• **Exercise objective**
Skip all pictures, then print the remaining material exactly.

• **Recorded information**
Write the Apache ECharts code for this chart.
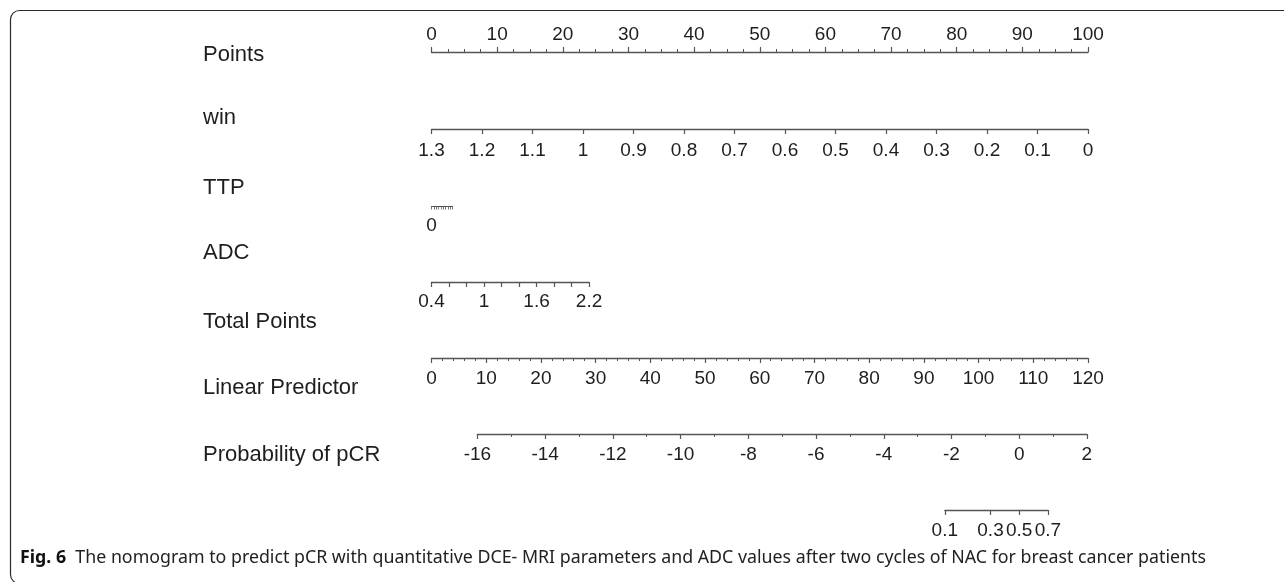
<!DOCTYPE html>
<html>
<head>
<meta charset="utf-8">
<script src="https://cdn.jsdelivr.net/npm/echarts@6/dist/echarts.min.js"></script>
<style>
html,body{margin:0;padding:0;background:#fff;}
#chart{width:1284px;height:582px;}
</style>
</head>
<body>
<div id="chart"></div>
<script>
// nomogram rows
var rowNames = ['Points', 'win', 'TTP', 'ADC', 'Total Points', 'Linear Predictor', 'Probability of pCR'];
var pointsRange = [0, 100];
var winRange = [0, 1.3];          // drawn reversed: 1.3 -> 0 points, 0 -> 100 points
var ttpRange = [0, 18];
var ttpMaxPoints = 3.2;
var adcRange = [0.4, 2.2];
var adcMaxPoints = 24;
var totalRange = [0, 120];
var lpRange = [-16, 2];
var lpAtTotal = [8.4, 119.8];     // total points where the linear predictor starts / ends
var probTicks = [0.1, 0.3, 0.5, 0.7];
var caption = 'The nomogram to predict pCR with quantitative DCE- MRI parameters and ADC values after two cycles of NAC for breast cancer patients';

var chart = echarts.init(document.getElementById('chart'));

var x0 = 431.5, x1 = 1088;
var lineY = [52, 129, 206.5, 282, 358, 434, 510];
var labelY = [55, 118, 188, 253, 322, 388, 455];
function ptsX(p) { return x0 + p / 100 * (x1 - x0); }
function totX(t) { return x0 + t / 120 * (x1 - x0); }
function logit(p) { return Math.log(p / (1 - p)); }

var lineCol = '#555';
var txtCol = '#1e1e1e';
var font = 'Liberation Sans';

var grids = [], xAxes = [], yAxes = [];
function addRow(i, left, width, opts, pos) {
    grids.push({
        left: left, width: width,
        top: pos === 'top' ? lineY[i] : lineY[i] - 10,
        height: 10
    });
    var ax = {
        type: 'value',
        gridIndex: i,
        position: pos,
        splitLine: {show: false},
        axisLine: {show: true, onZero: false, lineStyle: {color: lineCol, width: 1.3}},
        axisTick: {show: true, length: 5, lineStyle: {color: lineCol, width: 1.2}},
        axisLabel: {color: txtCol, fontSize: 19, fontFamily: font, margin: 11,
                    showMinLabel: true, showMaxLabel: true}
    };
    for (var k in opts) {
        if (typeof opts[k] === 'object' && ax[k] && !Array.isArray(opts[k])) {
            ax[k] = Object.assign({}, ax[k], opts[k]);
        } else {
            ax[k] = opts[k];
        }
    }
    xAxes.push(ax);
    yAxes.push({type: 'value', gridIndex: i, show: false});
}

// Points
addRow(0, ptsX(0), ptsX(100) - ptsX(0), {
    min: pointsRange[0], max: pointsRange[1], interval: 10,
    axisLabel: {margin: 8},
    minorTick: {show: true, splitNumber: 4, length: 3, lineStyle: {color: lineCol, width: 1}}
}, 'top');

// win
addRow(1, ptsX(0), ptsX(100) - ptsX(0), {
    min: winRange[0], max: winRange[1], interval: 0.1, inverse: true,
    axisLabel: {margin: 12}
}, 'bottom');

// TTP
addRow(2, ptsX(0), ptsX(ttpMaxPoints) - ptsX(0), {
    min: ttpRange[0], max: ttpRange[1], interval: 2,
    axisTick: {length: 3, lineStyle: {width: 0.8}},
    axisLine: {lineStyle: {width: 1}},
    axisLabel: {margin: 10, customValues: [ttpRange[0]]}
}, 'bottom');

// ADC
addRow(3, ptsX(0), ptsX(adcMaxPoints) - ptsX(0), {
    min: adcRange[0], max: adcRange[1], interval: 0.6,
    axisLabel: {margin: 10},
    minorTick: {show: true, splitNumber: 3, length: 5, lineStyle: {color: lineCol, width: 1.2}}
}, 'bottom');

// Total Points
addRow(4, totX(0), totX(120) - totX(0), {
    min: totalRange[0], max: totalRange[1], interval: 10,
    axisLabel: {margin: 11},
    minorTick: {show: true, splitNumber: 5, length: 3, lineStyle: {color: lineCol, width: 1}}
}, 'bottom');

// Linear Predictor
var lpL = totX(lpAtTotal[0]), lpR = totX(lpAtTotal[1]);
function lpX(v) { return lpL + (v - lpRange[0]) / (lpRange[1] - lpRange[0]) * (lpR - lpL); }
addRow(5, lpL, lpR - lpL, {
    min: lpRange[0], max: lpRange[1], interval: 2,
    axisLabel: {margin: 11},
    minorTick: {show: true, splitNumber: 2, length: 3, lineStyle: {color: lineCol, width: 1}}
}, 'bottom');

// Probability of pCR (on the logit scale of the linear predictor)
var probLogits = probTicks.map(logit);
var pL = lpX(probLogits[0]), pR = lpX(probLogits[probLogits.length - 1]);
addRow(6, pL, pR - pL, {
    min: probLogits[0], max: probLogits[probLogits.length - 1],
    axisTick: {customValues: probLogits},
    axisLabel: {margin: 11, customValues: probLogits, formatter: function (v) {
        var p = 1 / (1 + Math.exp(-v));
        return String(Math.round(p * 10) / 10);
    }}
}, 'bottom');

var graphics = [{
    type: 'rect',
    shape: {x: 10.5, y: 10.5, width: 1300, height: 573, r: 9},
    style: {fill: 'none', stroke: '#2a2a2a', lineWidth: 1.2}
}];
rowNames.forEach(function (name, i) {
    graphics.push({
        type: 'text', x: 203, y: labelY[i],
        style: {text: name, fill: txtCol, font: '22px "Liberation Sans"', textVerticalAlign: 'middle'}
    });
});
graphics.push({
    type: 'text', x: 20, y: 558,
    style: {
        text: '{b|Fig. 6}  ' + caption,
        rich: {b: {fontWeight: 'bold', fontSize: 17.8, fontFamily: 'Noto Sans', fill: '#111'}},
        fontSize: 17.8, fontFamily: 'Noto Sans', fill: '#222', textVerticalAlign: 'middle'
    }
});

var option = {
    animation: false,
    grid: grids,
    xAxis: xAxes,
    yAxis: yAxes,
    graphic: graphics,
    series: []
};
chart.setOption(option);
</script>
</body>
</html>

• **The output**
Write the Apache ECharts code for this chart.
<!DOCTYPE html>
<html>
<head>
<meta charset="utf-8">
<script src="https://cdn.jsdelivr.net/npm/echarts@6/dist/echarts.min.js"></script>
<style>
html,body{margin:0;padding:0;background:#fff;}
#chart{width:1284px;height:582px;}
</style>
</head>
<body>
<div id="chart"></div>
<script>
// nomogram rows
var rowNames = ['Points', 'win', 'TTP', 'ADC', 'Total Points', 'Linear Predictor', 'Probability of pCR'];
var pointsRange = [0, 100];
var winRange = [0, 1.3];          // drawn reversed: 1.3 -> 0 points, 0 -> 100 points
var ttpRange = [0, 18];
var ttpMaxPoints = 3.2;
var adcRange = [0.4, 2.2];
var adcMaxPoints = 24;
var totalRange = [0, 120];
var lpRange = [-16, 2];
var lpAtTotal = [8.4, 119.8];     // total points where the linear predictor starts / ends
var probTicks = [0.1, 0.3, 0.5, 0.7];
var caption = 'The nomogram to predict pCR with quantitative DCE- MRI parameters and ADC values after two cycles of NAC for breast cancer patients';

var chart = echarts.init(document.getElementById('chart'));

var x0 = 431.5, x1 = 1088;
var lineY = [52, 129, 206.5, 282, 358, 434, 510];
var labelY = [55, 118, 188, 253, 322, 388, 455];
function ptsX(p) { return x0 + p / 100 * (x1 - x0); }
function totX(t) { return x0 + t / 120 * (x1 - x0); }
function logit(p) { return Math.log(p / (1 - p)); }

var lineCol = '#555';
var txtCol = '#1e1e1e';
var font = 'Liberation Sans';

var grids = [], xAxes = [], yAxes = [];
function addRow(i, left, width, opts, pos) {
    grids.push({
        left: left, width: width,
        top: pos === 'top' ? lineY[i] : lineY[i] - 10,
        height: 10
    });
    var ax = {
        type: 'value',
        gridIndex: i,
        position: pos,
        splitLine: {show: false},
        axisLine: {show: true, onZero: false, lineStyle: {color: lineCol, width: 1.3}},
        axisTick: {show: true, length: 5, lineStyle: {color: lineCol, width: 1.2}},
        axisLabel: {color: txtCol, fontSize: 19, fontFamily: font, margin: 11,
                    showMinLabel: true, showMaxLabel: true}
    };
    for (var k in opts) {
        if (typeof opts[k] === 'object' && ax[k] && !Array.isArray(opts[k])) {
            ax[k] = Object.assign({}, ax[k], opts[k]);
        } else {
            ax[k] = opts[k];
        }
    }
    xAxes.push(ax);
    yAxes.push({type: 'value', gridIndex: i, show: false});
}

// Points
addRow(0, ptsX(0), ptsX(100) - ptsX(0), {
    min: pointsRange[0], max: pointsRange[1], interval: 10,
    axisLabel: {margin: 8},
    minorTick: {show: true, splitNumber: 4, length: 3, lineStyle: {color: lineCol, width: 1}}
}, 'top');

// win
addRow(1, ptsX(0), ptsX(100) - ptsX(0), {
    min: winRange[0], max: winRange[1], interval: 0.1, inverse: true,
    axisLabel: {margin: 12}
}, 'bottom');

// TTP
addRow(2, ptsX(0), ptsX(ttpMaxPoints) - ptsX(0), {
    min: ttpRange[0], max: ttpRange[1], interval: 2,
    axisTick: {length: 3, lineStyle: {width: 0.8}},
    axisLine: {lineStyle: {width: 1}},
    axisLabel: {margin: 10, customValues: [ttpRange[0]]}
}, 'bottom');

// ADC
addRow(3, ptsX(0), ptsX(adcMaxPoints) - ptsX(0), {
    min: adcRange[0], max: adcRange[1], interval: 0.6,
    axisLabel: {margin: 10},
    minorTick: {show: true, splitNumber: 3, length: 5, lineStyle: {color: lineCol, width: 1.2}}
}, 'bottom');

// Total Points
addRow(4, totX(0), totX(120) - totX(0), {
    min: totalRange[0], max: totalRange[1], interval: 10,
    axisLabel: {margin: 11},
    minorTick: {show: true, splitNumber: 5, length: 3, lineStyle: {color: lineCol, width: 1}}
}, 'bottom');

// Linear Predictor
var lpL = totX(lpAtTotal[0]), lpR = totX(lpAtTotal[1]);
function lpX(v) { return lpL + (v - lpRange[0]) / (lpRange[1] - lpRange[0]) * (lpR - lpL); }
addRow(5, lpL, lpR - lpL, {
    min: lpRange[0], max: lpRange[1], interval: 2,
    axisLabel: {margin: 11},
    minorTick: {show: true, splitNumber: 2, length: 3, lineStyle: {color: lineCol, width: 1}}
}, 'bottom');

// Probability of pCR (on the logit scale of the linear predictor)
var probLogits = probTicks.map(logit);
var pL = lpX(probLogits[0]), pR = lpX(probLogits[probLogits.length - 1]);
addRow(6, pL, pR - pL, {
    min: probLogits[0], max: probLogits[probLogits.length - 1],
    axisTick: {customValues: probLogits},
    axisLabel: {margin: 11, customValues: probLogits, formatter: function (v) {
        var p = 1 / (1 + Math.exp(-v));
        return String(Math.round(p * 10) / 10);
    }}
}, 'bottom');

var graphics = [{
    type: 'rect',
    shape: {x: 10.5, y: 10.5, width: 1300, height: 573, r: 9},
    style: {fill: 'none', stroke: '#2a2a2a', lineWidth: 1.2}
}];
rowNames.forEach(function (name, i) {
    graphics.push({
        type: 'text', x: 203, y: labelY[i],
        style: {text: name, fill: txtCol, font: '22px "Liberation Sans"', textVerticalAlign: 'middle'}
    });
});
graphics.push({
    type: 'text', x: 20, y: 558,
    style: {
        text: '{b|Fig. 6}  ' + caption,
        rich: {b: {fontWeight: 'bold', fontSize: 17.8, fontFamily: 'Noto Sans', fill: '#111'}},
        fontSize: 17.8, fontFamily: 'Noto Sans', fill: '#222', textVerticalAlign: 'middle'
    }
});

var option = {
    animation: false,
    grid: grids,
    xAxis: xAxes,
    yAxis: yAxes,
    graphic: graphics,
    series: []
};
chart.setOption(option);
</script>
</body>
</html>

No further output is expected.